Si sentiva dire: io sono sempre stato socialista, in casa mia siamo tutti antifascisti, mio nonno era partigiano, per non dire dei figli o nipoti di dispersi in Russia  o dei cultori di memorie incarnate nei partiti della nostalgia.  Nessuno che votasse per un partito come strumento per il conseguimento di obbiettivi concreti e realizzabili. Poi, proprio quando il traguardo che era sfuggito con le Br, la presa del potere da parte del più ideologico dei partiti, pareva cosa fatta grazie ai magistrati, entra in campo Berlusconi che non solo lo stoppa ma riporta la politica sul suo alveo, che non è quello dell’ideologia – cioè, in pratica, del partito preso, della “fede cieca” – ma della concretezza e della condivisione di programmi e obbiettivi.  Berlusconi e Forza Italia si sono però rivelati una colossale truffa e  hanno tradito spudoratamente gli elettori; il partito pragmatico si è sgonfiato e piano piano si è rivelato per quello che è: una lobby e uno strumento per difendere gli affari di famiglia del fondatore ma ha indicato una strada proseguita  da altri partiti pragmatici: il movimento Cinquestelle e la Lega riveduta e corretta. Ma le idee, si sa, camminano sulle gambe delle persone, che spesso non hanno spalle abbastanza robuste per sostenerle. E spalle rachitiche e gambe di gomma hanno dimostrato di avere i Di Maio – una nullità umana oltre che politica – Conte – buono per tutte le stagioni – Salvini – di una modestia intellettiva e culturale imbarazzante – a riprova di come la deriva della democrazia ha allontanato dalla politica le persone più capaci. Tuttavia gli stessi sondaggi che sanciscono la crisi o il tramonto dei due partiti ne confermano involontariamente quel che di positivo hanno in comune: sono formazioni autenticamente politiche, nelle quali i cittadini possono riconoscere i propri obbiettivi e i propri interessi e dai quali pretendono di essere ascoltati e rappresentati.

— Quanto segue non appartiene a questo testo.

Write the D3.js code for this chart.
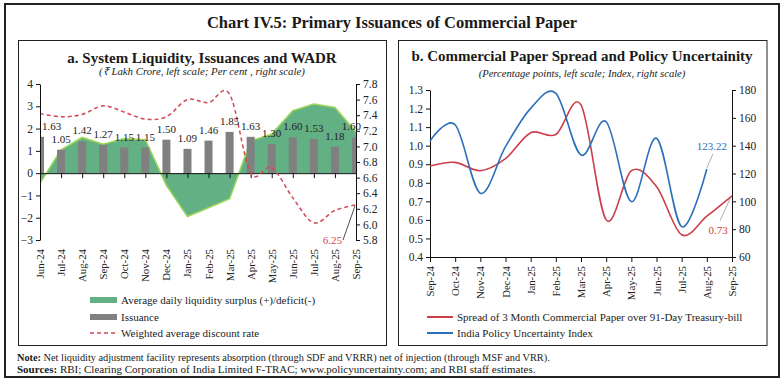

Quando i grillini votarono in Europa la von der Layen si resero responsabili di un voltafaccia di cui hanno pagato il fio elettorale come lo ha pagato la Lega avallando il bis di Mattarella. Inaffidabili per difetto di personale politico ma la strada rimane quella ed è l’unica che può riportare l’Italia non dico fra le democrazie – che in giro non ne vedo molte – ma quantomeno fra gli Stati degni di questo nome. Due debolezze non fanno una forza e probabilmente se nel movimento Cinquestelle si iniziasse a liberarsi dalla zavorra dei tanti di Maio non ci rimarrebbe nessuno così come non è probabile ma certo che nella Lega qualunque alternativa a Salvini farebbe rimpiangere il frastornato capitano. Detto questo, davanti alla spaventosa prospettiva del consolidamento dem – l’erede del Pci – del perpetuarsi dei berluscones e del protagonismo della Meloni ben venga l’armata brancaleone di Conte e di Salvini e ben venga un rinnovato patto giallo verde che dia all’Italia uno straccio di dignità e agli italiani una speranza per il futuro.  L’occasione da non perdere è una pronta levata di scudi contro gli affossatori del Paese installati ai vertici del governo e delle istituzioni e il catalizzatore può essere il voto parlamentare che blocchi l’invio di armi all’Ucraina e in prospettiva spinga l’Italia fuori dalla Nato.